According to individuals directly familiar with the project, the team is particularly focused on reducing the computational and memory demands for AI processing of images, videos, and voice on the device. It remains unclear whether the project has received funding or what specific problems the device aims to solve for customers, but it is separate from the company's Echo voice assistant product line.

Previously, the Alexa team also developed a smart audio glasses product called Echo Frames. This device does not support screen displays or cameras. It is currently unknown whether Amazon will develop smart glasses with visual recognition capabilities.

This isn't the first time Silicon Valley giants have designed such camera-equipped wearable devices. Previously, Google, Microsoft, and other tech giants have developed AR headsets. They initially hoped to display digital screens on the semi-transparent lenses of headsets, gradually providing guidance to help users complete tasks. However, due to the complexity of optical design, most products ultimately received poor feedback.

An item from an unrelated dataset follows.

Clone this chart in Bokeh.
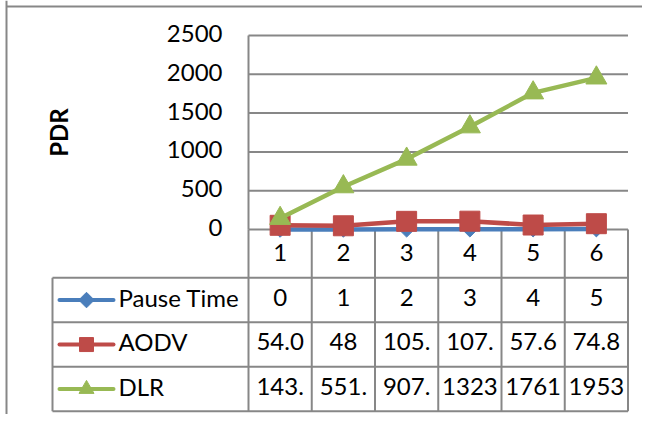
import numpy as np
from bokeh.plotting import figure
from bokeh.models import Range1d
from bokeh.core.properties import value
from bokeh.embed import file_html
from bokeh.resources import INLINE

# ---------------- data ----------------
categories = ["1", "2", "3", "4", "5", "6"]
series_names = ["Pause Time", "AODV", "DLR"]
pause_time = [0, 1, 2, 3, 4, 5]
aodv = [54.03, 48, 105.3, 107.2, 57.6, 74.8]
dlr = [143.6, 551.4, 907.2, 1323.5, 1761.3, 1953.4]
y_ticks = [0, 500, 1000, 1500, 2000, 2500]
y_label = "PDR"

series_values = [pause_time, aodv, dlr]
series_colors = ["#4A7EBB", "#BE4B48", "#98B954"]
series_markers = ["square", "square", "triangle"]
series_angles = [np.pi / 4, 0, 0]
chart_sizes = [11, 20, 21]
legend_sizes = [11, 14, 15]

# ---------------- layout (picture pixels) ----------------
W, H = 642, 414
OFF = 0
PLOT_L, PLOT_R = 248.0, 627.5
PLOT_T, PLOT_B = 35.0, 229.0
TABLE_L = 52.0
ROW0 = 277.3
ROW_H = 44.5
GRAY = "#878787"
FONT = value("Lato")
FS = value("24px")

n = len(categories)
sx = (PLOT_R - PLOT_L) / n
x0 = 0.5 - (PLOT_L - OFF) / sx
x1 = x0 + W / sx
ymax = y_ticks[-1]
sy = (PLOT_B - PLOT_T) / ymax
y1 = ymax + (PLOT_T - OFF) / sy
y0 = -(OFF + H - PLOT_B) / sy
t1 = (ROW0 - OFF) / ROW_H
t0 = (ROW0 - (OFF + H)) / ROW_H
header_top = (ROW0 - PLOT_B) / ROW_H
x_tab = 0.5 - (PLOT_L - TABLE_L) / sx


def px_x(page_x):
    return x0 + (page_x - OFF) / sx


p = figure(width=W, height=H, output_backend="svg", toolbar_location=None,
           x_range=Range1d(x0, x1), y_range=Range1d(y0, y1),
           x_axis_location=None, y_axis_location=None, min_border=0,
           tools="")
p.extra_y_ranges = {"tbl": Range1d(t0, t1)}
p.xgrid.visible = False
p.ygrid.visible = False
p.outline_line_color = None
p.background_fill_color = "white"
p.border_fill_color = "white"

xs = list(range(1, n + 1))
nrows = len(series_names)

# outer chart border (left & top)
p.segment(x0=[px_x(6)], y0=[y1], x1=[px_x(6)], y1=[y0],
          line_color=GRAY, line_width=2)
p.segment(x0=[px_x(6)], y0=[y1 - (6 - OFF) / sy], x1=[x1], y1=[y1 - (6 - OFF) / sy],
          line_color=GRAY, line_width=2)

# gridlines (incl. zero line) and left axis line
p.segment(x0=[0.5] * len(y_ticks), y0=y_ticks, x1=[n + 0.5] * len(y_ticks), y1=y_ticks,
          line_color=GRAY, line_width=2)
p.segment(x0=[0.5], y0=[0], x1=[0.5], y1=[ymax], line_color=GRAY, line_width=2)

# table lines
vx = [i + 0.5 for i in range(n + 1)]
p.segment(x0=vx, y0=[header_top] * len(vx), x1=vx, y1=[-nrows] * len(vx),
          line_color=GRAY, line_width=2, y_range_name="tbl")
hy = [-k for k in range(nrows + 1)]
p.segment(x0=[x_tab] * len(hy), y0=hy, x1=[n + 0.5] * len(hy), y1=hy,
          line_color=GRAY, line_width=2, y_range_name="tbl")
p.segment(x0=[x_tab], y0=[0], x1=[x_tab], y1=[-nrows],
          line_color=GRAY, line_width=2, y_range_name="tbl")

# series
for vals, col, mk, ang, sz in zip(series_values, series_colors, series_markers,
                                  series_angles, chart_sizes):
    p.line(xs, vals, line_color=col, line_width=4.5, line_join="round")
    p.scatter(xs, vals, marker=mk, angle=ang, size=sz, fill_color=col,
              line_color=col, line_width=1)

# y tick labels
p.text(x=[0.5] * len(y_ticks), y=y_ticks, text=[str(t) for t in y_ticks],
       x_offset=-26, y_offset=-2, text_align="right", text_baseline="middle",
       text_font=FONT, text_font_size=FS, text_color="black")

# y axis title
p.text(x=[px_x(57.5)], y=[ymax / 2], text=[y_label], angle=np.pi / 2,
       text_align="center", text_baseline="middle", text_font=FONT,
       text_font_size=FS, text_font_style="bold", text_color="black")

# category labels (header row)
p.text(x=xs, y=[header_top / 2] * n, text=categories, y_offset=-1,
       text_align="center", text_baseline="middle", text_font=FONT,
       text_font_size=FS, text_color="black", y_range_name="tbl")


def cell_text(v):
    return f"{v:g}"[:4]


# table cells and legend keys
for k, (name, vals, col, mk, ang, lsz) in enumerate(zip(series_names, series_values,
                                                         series_colors, series_markers,
                                                         series_angles, legend_sizes)):
    yc = -(k + 0.5)
    p.text(x=xs, y=[yc] * n, text=[cell_text(v) for v in vals], y_offset=-3,
           text_align="center", text_baseline="middle", text_font=FONT,
           text_font_size=FS, text_color="black", y_range_name="tbl")
    p.segment(x0=[px_x(59)], y0=[yc], x1=[px_x(113)], y1=[yc], line_color=col,
              line_width=4, line_cap="round", y_range_name="tbl")
    p.scatter(x=[px_x(86)], y=[yc], marker=mk, angle=ang, size=lsz,
              fill_color=col, line_color=col, y_range_name="tbl")
    p.text(x=[px_x(118)], y=[yc], text=[name], y_offset=-3, text_align="left",
           text_baseline="middle", text_font=FONT, text_font_size=FS,
           text_color="black", y_range_name="tbl")

open("out.html", "w").write(file_html(p, INLINE))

OpenAI's multimodal large language model can use visual recognition capabilities to let AI understand what people are looking at and doing, and provide further information about these actions and objects. As large language models become more lightweight, some small devices can also carry these models, enabling instant responses to user requests. Considering people's emphasis on privacy and security, it may take some time before they accept smart glasses and other AI devices with built-in cameras.

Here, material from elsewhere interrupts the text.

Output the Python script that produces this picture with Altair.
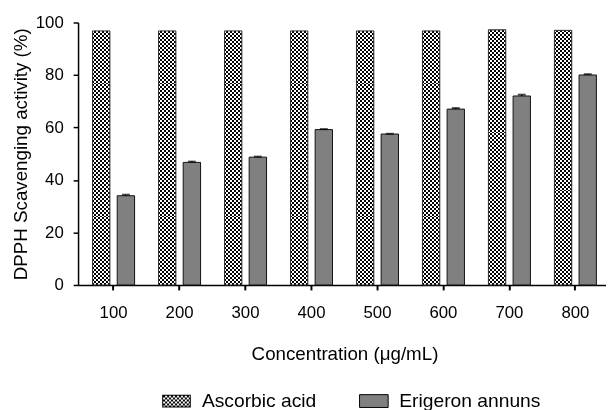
import altair as alt
import pandas as pd

# ---------------- data ----------------
concentrations = ["100", "200", "300", "400", "500", "600", "700", "800"]
series_names = ["Ascorbic acid", "Erigeron annuns"]
ascorbic_values = [96.8, 96.8, 96.8, 96.8, 96.8, 96.8, 97.2, 97.0]
ascorbic_errors = [0, 0, 0, 0, 0, 0, 0, 0]
erigeron_values = [34.0, 46.7, 48.7, 59.2, 57.5, 67.0, 72.0, 80.0]
erigeron_errors = [0.4, 0.3, 0.2, 0.2, 0.1, 0.4, 0.5, 0.3]
y_ticks = [0, 20, 40, 60, 80, 100]

rows = []
for i, c in enumerate(concentrations):
    rows.append({"conc": c, "series": series_names[0], "value": ascorbic_values[i],
                 "top": ascorbic_values[i] + ascorbic_errors[i]})
    rows.append({"conc": c, "series": series_names[1], "value": erigeron_values[i],
                 "top": erigeron_values[i] + erigeron_errors[i]})
df = pd.DataFrame(rows)

FONT = "Liberation Sans"


# ---------------- styling helpers ----------------
def stripes(n, first, second):
    stops = []
    for i in range(n):
        col = first if i % 2 == 0 else second
        stops.append({"offset": i / n, "color": col})
        stops.append({"offset": (i + 1) / n, "color": col})
    return stops


h_grad = {"gradient": "linear", "x1": 0, "y1": 0, "x2": 0, "y2": 1,
          "stops": stripes(128, "black", "white")}
v_grad = {"gradient": "linear", "x1": 0, "y1": 0, "x2": 1, "y2": 0,
          "stops": stripes(9, "white", "black")}


def fmt(v):
    return f"{v:.3f}".rstrip("0").rstrip(".")


# legend swatch paths (unit box -1..1)
hh = 0.448
fr = 0.069
outer = f"M-1,{fmt(-hh)}L1,{fmt(-hh)}L1,{fmt(hh)}L-1,{fmt(hh)}Z"
ix, iy = 1 - fr, hh - fr
inner = f"M{fmt(-ix)},{fmt(-iy)}L{fmt(-ix)},{fmt(iy)}L{fmt(ix)},{fmt(iy)}L{fmt(ix)},{fmt(-iy)}Z"
cell = 2 / 14.5
cells = []
r = 0
y0 = -iy
while y0 < iy - 1e-6:
    y1 = min(y0 + cell, iy)
    c = 0
    x0 = -ix
    while x0 < ix - 1e-6:
        x1 = min(x0 + cell, ix)
        if (r + c) % 2 == 0:
            cells.append(f"M{fmt(x0)},{fmt(y0)}L{fmt(x1)},{fmt(y0)}L{fmt(x1)},{fmt(y1)}L{fmt(x0)},{fmt(y1)}Z")
        x0 = x1
        c += 1
    y0 = y1
    r += 1
path_checker = outer + inner + "".join(cells)
path_rect = outer

shape_expr = f"datum.value === 'Ascorbic acid' ? '{path_checker}' : '{path_rect}'"
sw_expr = "datum.value === 'Ascorbic acid' ? 0 : 1"

# ---------------- encodings ----------------
x_axis = alt.Axis(title="Concentration (μg/mL)", labelAngle=0, labelFont=FONT, labelFontSize=17,
                  labelColor="black", labelBaseline="alphabetic", labelPadding=28,
                  tickSize=5, tickWidth=2, tickColor="black", domainColor="black", domainWidth=1.5,
                  titleFont=FONT, titleFontSize=19, titleFontWeight="normal", titleColor="black",
                  titleX=270, titleY=76, titleBaseline="alphabetic", titleAlign="center")
y_axis = alt.Axis(title="DPPH Scavenging activity (%)", values=y_ticks, labelFont=FONT, labelFontSize=17,
                  labelColor="black", labelPadding=10, tickSize=5, tickWidth=1.5, tickColor="black",
                  domainColor="black", domainWidth=1.5,
                  titleFont=FONT, titleFontSize=19, titleFontWeight="normal", titleColor="black",
                  titleAngle=270, titleX=-52, titleY=133, titleBaseline="alphabetic", titleAlign="center")

x_scale = alt.Scale(domain=concentrations, paddingInner=0.363, paddingOuter=0.1824, align=0.602, round=False)
xo_scale = alt.Scale(domain=series_names, paddingInner=0.296, paddingOuter=0)
y_scale = alt.Scale(domain=[0, 100], nice=False)

x_enc = alt.X("conc:N", sort=concentrations, scale=x_scale, axis=x_axis)
xo_enc = alt.XOffset("series:N", scale=xo_scale)
y_enc = alt.Y("value:Q", scale=y_scale, axis=y_axis)

base = alt.Chart(df)
asc = base.transform_filter(alt.datum.series == "Ascorbic acid")
eri = base.transform_filter(alt.datum.series == "Erigeron annuns")

layer_h = asc.mark_bar(fill=h_grad, strokeWidth=0).encode(x=x_enc, xOffset=xo_enc, y=y_enc)
layer_v = asc.mark_bar(fill=v_grad, strokeWidth=0, blend="difference").encode(x=x_enc, xOffset=xo_enc, y=y_enc)
layer_asc_outline = asc.mark_bar(fill="transparent", stroke="#333333", strokeWidth=1).encode(
    x=x_enc, xOffset=xo_enc, y=y_enc)
layer_eri = eri.mark_bar(fill="#808080", stroke="#111111", strokeWidth=1).encode(
    x=x_enc, xOffset=xo_enc, y=y_enc)

legend = alt.Legend(title=None, orient="none", legendX=90, legendY=373.5, direction="horizontal",
                    symbolSize=841, labelFont=FONT, labelFontSize=19.5, labelColor="black",
                    labelOffset=16, columnPadding=41, padding=0,
                    symbolType={"expr": shape_expr},
                    symbolStrokeColor="black",
                    symbolStrokeWidth={"expr": sw_expr},
                    symbolOpacity=1)

# invisible layer (no rows) that only carries the legend
layer_legend = base.transform_filter("false").mark_bar().encode(
    x=x_enc, xOffset=xo_enc, y=y_enc,
    fill=alt.Fill("series:N", scale=alt.Scale(domain=series_names, range=["black", "#808080"]),
                  legend=legend),
)

err_rule = eri.mark_rule(color="black", strokeWidth=1.5).encode(
    x=x_enc, xOffset=xo_enc, y=y_enc, y2="top:Q")
err_cap = eri.mark_tick(color="black", size=8, thickness=2).encode(
    x=x_enc, xOffset=xo_enc, y=alt.Y("top:Q", scale=y_scale, axis=y_axis))

chart = alt.layer(layer_h, layer_v, layer_asc_outline, layer_eri, layer_legend, err_rule, err_cap).properties(
    width=535, height=266,
    padding={"left": 71, "top": 12, "right": 0, "bottom": 124},
    autosize=alt.AutoSizeParams(type="none"),
).configure_view(stroke=None).configure_axis(grid=False)

chart.save("out.html", embed_options={"renderer": "svg", "actions": False})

The Information believes that smart glasses equipped with AI assistants could potentially become as transformative as smartphones. They could not only serve as tutors guiding students through math problems or thesis questions but also provide real-time environmental information to people nearby, such as translating billboards or telling users how to fix car issues.

Pablo Mendes, former engineering manager at Apple and CEO of AI search company Objective, said: "Large AI models are crucial for everything. They will play a role in the underlying architecture of computers, phones, and other devices."

In the third wave of artificial intelligence boom ignited by ChatGPT, multimodal large models serve as foundational infrastructure while ChatGPT represents direct applications—these are already clear answers. But on which devices can ChatGPT maximize its application potential, and which devices are the best carriers for large language models? These have become directions that tech giants like OpenAI, Microsoft, and Google are now beginning to explore.

According to the latest revelations from The Information, smart glasses with cameras have emerged as a key exploration path for many giants, while some companies have started developing new wearable AI devices. Alternatively, efforts are being made to adapt various large AI models for smartphones.

This perspective isn’t limited to tech giants. Domestically, many AR glasses manufacturers also see this as an opportunity. "Robots and AR glasses may become the biggest beneficiaries of this wave of large AI models," said an industry expert with over a decade of experience in AI.

However, under the same design philosophy, who will ultimately develop the best lightweight AI model? And who will create the most practical smart glasses? We will continue monitoring the progress of major tech giants to find the answers.